Give back the full listing verbatim, apart from its images.

| GIVEN DATA |
## BEGIN

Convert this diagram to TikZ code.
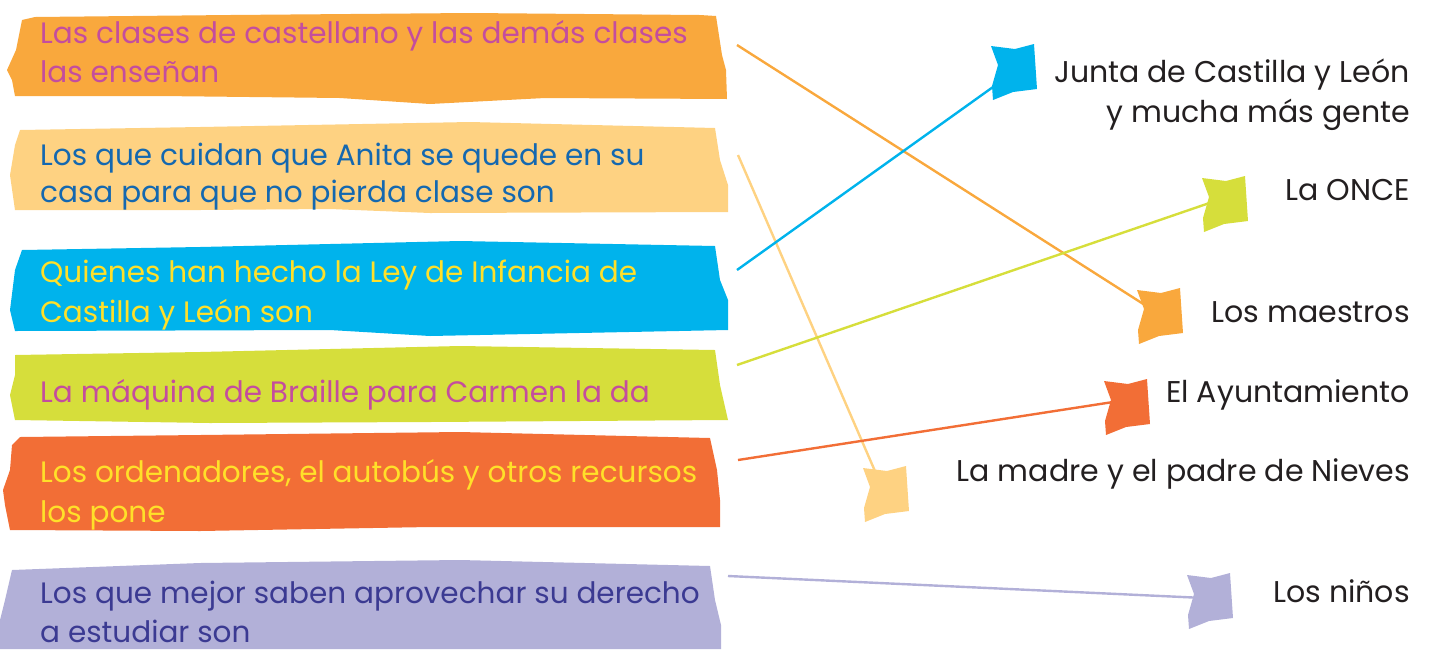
\documentclass[tikz,border=0pt]{standalone}
\usepackage{fontspec}
\setmainfont{Poppins}
\definecolor{cOra}{HTML}{F9A83D}
\definecolor{cLor}{HTML}{FED282}
\definecolor{cCya}{HTML}{00B3EC}
\definecolor{cLim}{HTML}{D6DE3B}
\definecolor{cRed}{HTML}{F26E36}
\definecolor{cLav}{HTML}{B2B0D8}
\definecolor{tMag}{HTML}{C44D9E}
\definecolor{tBlu}{HTML}{1468B0}
\definecolor{tYel}{HTML}{FFE029}
\definecolor{tDbl}{HTML}{3B3A92}
\definecolor{tDrk}{HTML}{231F20}
\begin{document}
\begin{tikzpicture}[x=1pt,y=-1pt,
  lefttext/.style={anchor=base west,inner sep=0pt,font=\fontsize{29.5}{39}\selectfont},
  righttext/.style={anchor=base east,inner sep=0pt,text=tDrk,font=\fontsize{30}{39}\selectfont},
  link/.style={line width=2.4pt},
  flag/.pic={\fill[pic actions] (-23,-26) -- (1,-23) -- (20,-28) -- (23,17) -- (-1,20) -- (-21,28) -- (-22,14) -- (-16,-7) -- cycle;}]
\useasboundingbox (0,0) rectangle (1430,649);
% left boxes
\fill[cOra] (22,20) -- (35,17) -- (230,15) -- (470,13) -- (700,15) -- (716,16) -- (722,55) -- (726,70) -- (727,99) -- (545,98) -- (430,104) -- (340,98) -- (160,96) -- (15,96) -- (12,80) -- (7,70) -- (16,50) -- cycle;
\fill[cLor] (20,130) -- (200,127) -- (470,122) -- (715,128) -- (720,160) -- (728,185) -- (728,212) -- (430,213) -- (330,209) -- (200,210) -- (15,210) -- (10,175) -- (15,145) -- cycle;
\fill[cCya] (22,250) -- (200,247) -- (460,241) -- (715,246) -- (720,280) -- (728,300) -- (728,330) -- (430,336) -- (330,330) -- (15,331) -- (10,310) -- (15,270) -- cycle;
\fill[cLim] (15,355) -- (200,352) -- (460,346) -- (715,350) -- (720,385) -- (728,420) -- (430,422) -- (210,423) -- (15,420) -- (10,395) -- (15,375) -- cycle;
\fill[cRed] (12,445) -- (20,437) -- (200,435) -- (460,432) -- (710,438) -- (717,470) -- (720,500) -- (720,527) -- (430,527) -- (200,531) -- (10,530) -- (5,505) -- (3,490) -- (10,470) -- cycle;
\fill[cLav] (12,570) -- (200,563) -- (460,560) -- (710,566) -- (715,600) -- (721,625) -- (721,649) -- (0,649) -- (0,620) -- (5,600) -- cycle;
% left texts
\node[lefttext,text=tMag] (a1) at (40,43) {Las clases de castellano y las demás clases};
\node[lefttext,text=tMag] (a2) at (40,82) {las enseñan};
\node[lefttext,text=tBlu] (b1) at (40,165) {Los que cuidan que Anita se quede en su};
\node[lefttext,text=tBlu] (b2) at (40,202) {casa para que no pierda clase son};
\node[lefttext,text=tYel] (c1) at (40,282) {Quienes han hecho la Ley de Infancia de};
\node[lefttext,text=tYel] (c2) at (40,322) {Castilla y León son};
\node[lefttext,text=tMag] (d1) at (40,402) {La máquina de Braille para Carmen la da};
\node[lefttext,text=tYel] (e1) at (40,482) {Los ordenadores, el autobús y otros recursos};
\node[lefttext,text=tYel] (e2) at (40,522) {los pone};
\node[lefttext,text=tDbl] (f1) at (40,603) {Los que mejor saben aprovechar su derecho};
\node[lefttext,text=tDbl] (f2) at (40,642) {a estudiar son};
% right texts
\node[righttext] (r1) at (1410,82) {Junta de Castilla y León};
\node[righttext] (r1b) at (1410,122) {y mucha más gente};
\node[righttext] (r2) at (1410,200) {La ONCE};
\node[righttext] (r3) at (1410,322) {Los maestros};
\node[righttext] (r4) at (1410,402) {El Ayuntamiento};
\node[righttext] (r5) at (1410,481) {La madre y el padre de Nieves};
\node[righttext] (r6) at (1410,602) {Los niños};
% flags
\pic[fill=cCya] at (1014,72) {flag};
\pic[fill=cLim] at (1225,204) {flag};
\pic[fill=cOra] at (1160,316) {flag};
\pic[fill=cRed] at (1127,407) {flag};
\pic[fill=cLor] at (886,494) {flag};
\pic[fill=cLav] at (1210,601) {flag};
% connector ends
\coordinate (s1) at (737,45);   \coordinate (e3) at (1148,307);
\coordinate (s2) at (738,155);  \coordinate (e5) at (881,485);
\coordinate (s3) at (737,270);  \coordinate (e1) at (993,87);
\coordinate (s4) at (737,365);  \coordinate (e2) at (1224,198);
\coordinate (s5) at (738,460);  \coordinate (e4) at (1126,400);
\coordinate (s6) at (728,576);  \coordinate (e6) at (1204,598);
\draw[link,cOra] (s1) -- (e3);
\draw[link,cLor] (s2) -- (e5);
\draw[link,cCya] (s3) -- (e1);
\draw[link,cLim] (s4) -- (e2);
\draw[link,cRed] (s5) -- (e4);
\draw[link,cLav] (s6) -- (e6);
\end{tikzpicture}
\end{document}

## END

| EXERCISE SOLUTION |
Convert this diagram to TikZ code.
\documentclass[tikz,border=0pt]{standalone}
\usepackage{fontspec}
\setmainfont{Poppins}
\definecolor{cOra}{HTML}{F9A83D}
\definecolor{cLor}{HTML}{FED282}
\definecolor{cCya}{HTML}{00B3EC}
\definecolor{cLim}{HTML}{D6DE3B}
\definecolor{cRed}{HTML}{F26E36}
\definecolor{cLav}{HTML}{B2B0D8}
\definecolor{tMag}{HTML}{C44D9E}
\definecolor{tBlu}{HTML}{1468B0}
\definecolor{tYel}{HTML}{FFE029}
\definecolor{tDbl}{HTML}{3B3A92}
\definecolor{tDrk}{HTML}{231F20}
\begin{document}
\begin{tikzpicture}[x=1pt,y=-1pt,
  lefttext/.style={anchor=base west,inner sep=0pt,font=\fontsize{29.5}{39}\selectfont},
  righttext/.style={anchor=base east,inner sep=0pt,text=tDrk,font=\fontsize{30}{39}\selectfont},
  link/.style={line width=2.4pt},
  flag/.pic={\fill[pic actions] (-23,-26) -- (1,-23) -- (20,-28) -- (23,17) -- (-1,20) -- (-21,28) -- (-22,14) -- (-16,-7) -- cycle;}]
\useasboundingbox (0,0) rectangle (1430,649);
% left boxes
\fill[cOra] (22,20) -- (35,17) -- (230,15) -- (470,13) -- (700,15) -- (716,16) -- (722,55) -- (726,70) -- (727,99) -- (545,98) -- (430,104) -- (340,98) -- (160,96) -- (15,96) -- (12,80) -- (7,70) -- (16,50) -- cycle;
\fill[cLor] (20,130) -- (200,127) -- (470,122) -- (715,128) -- (720,160) -- (728,185) -- (728,212) -- (430,213) -- (330,209) -- (200,210) -- (15,210) -- (10,175) -- (15,145) -- cycle;
\fill[cCya] (22,250) -- (200,247) -- (460,241) -- (715,246) -- (720,280) -- (728,300) -- (728,330) -- (430,336) -- (330,330) -- (15,331) -- (10,310) -- (15,270) -- cycle;
\fill[cLim] (15,355) -- (200,352) -- (460,346) -- (715,350) -- (720,385) -- (728,420) -- (430,422) -- (210,423) -- (15,420) -- (10,395) -- (15,375) -- cycle;
\fill[cRed] (12,445) -- (20,437) -- (200,435) -- (460,432) -- (710,438) -- (717,470) -- (720,500) -- (720,527) -- (430,527) -- (200,531) -- (10,530) -- (5,505) -- (3,490) -- (10,470) -- cycle;
\fill[cLav] (12,570) -- (200,563) -- (460,560) -- (710,566) -- (715,600) -- (721,625) -- (721,649) -- (0,649) -- (0,620) -- (5,600) -- cycle;
% left texts
\node[lefttext,text=tMag] (a1) at (40,43) {Las clases de castellano y las demás clases};
\node[lefttext,text=tMag] (a2) at (40,82) {las enseñan};
\node[lefttext,text=tBlu] (b1) at (40,165) {Los que cuidan que Anita se quede en su};
\node[lefttext,text=tBlu] (b2) at (40,202) {casa para que no pierda clase son};
\node[lefttext,text=tYel] (c1) at (40,282) {Quienes han hecho la Ley de Infancia de};
\node[lefttext,text=tYel] (c2) at (40,322) {Castilla y León son};
\node[lefttext,text=tMag] (d1) at (40,402) {La máquina de Braille para Carmen la da};
\node[lefttext,text=tYel] (e1) at (40,482) {Los ordenadores, el autobús y otros recursos};
\node[lefttext,text=tYel] (e2) at (40,522) {los pone};
\node[lefttext,text=tDbl] (f1) at (40,603) {Los que mejor saben aprovechar su derecho};
\node[lefttext,text=tDbl] (f2) at (40,642) {a estudiar son};
% right texts
\node[righttext] (r1) at (1410,82) {Junta de Castilla y León};
\node[righttext] (r1b) at (1410,122) {y mucha más gente};
\node[righttext] (r2) at (1410,200) {La ONCE};
\node[righttext] (r3) at (1410,322) {Los maestros};
\node[righttext] (r4) at (1410,402) {El Ayuntamiento};
\node[righttext] (r5) at (1410,481) {La madre y el padre de Nieves};
\node[righttext] (r6) at (1410,602) {Los niños};
% flags
\pic[fill=cCya] at (1014,72) {flag};
\pic[fill=cLim] at (1225,204) {flag};
\pic[fill=cOra] at (1160,316) {flag};
\pic[fill=cRed] at (1127,407) {flag};
\pic[fill=cLor] at (886,494) {flag};
\pic[fill=cLav] at (1210,601) {flag};
% connector ends
\coordinate (s1) at (737,45);   \coordinate (e3) at (1148,307);
\coordinate (s2) at (738,155);  \coordinate (e5) at (881,485);
\coordinate (s3) at (737,270);  \coordinate (e1) at (993,87);
\coordinate (s4) at (737,365);  \coordinate (e2) at (1224,198);
\coordinate (s5) at (738,460);  \coordinate (e4) at (1126,400);
\coordinate (s6) at (728,576);  \coordinate (e6) at (1204,598);
\draw[link,cOra] (s1) -- (e3);
\draw[link,cLor] (s2) -- (e5);
\draw[link,cCya] (s3) -- (e1);
\draw[link,cLim] (s4) -- (e2);
\draw[link,cRed] (s5) -- (e4);
\draw[link,cLav] (s6) -- (e6);
\end{tikzpicture}
\end{document}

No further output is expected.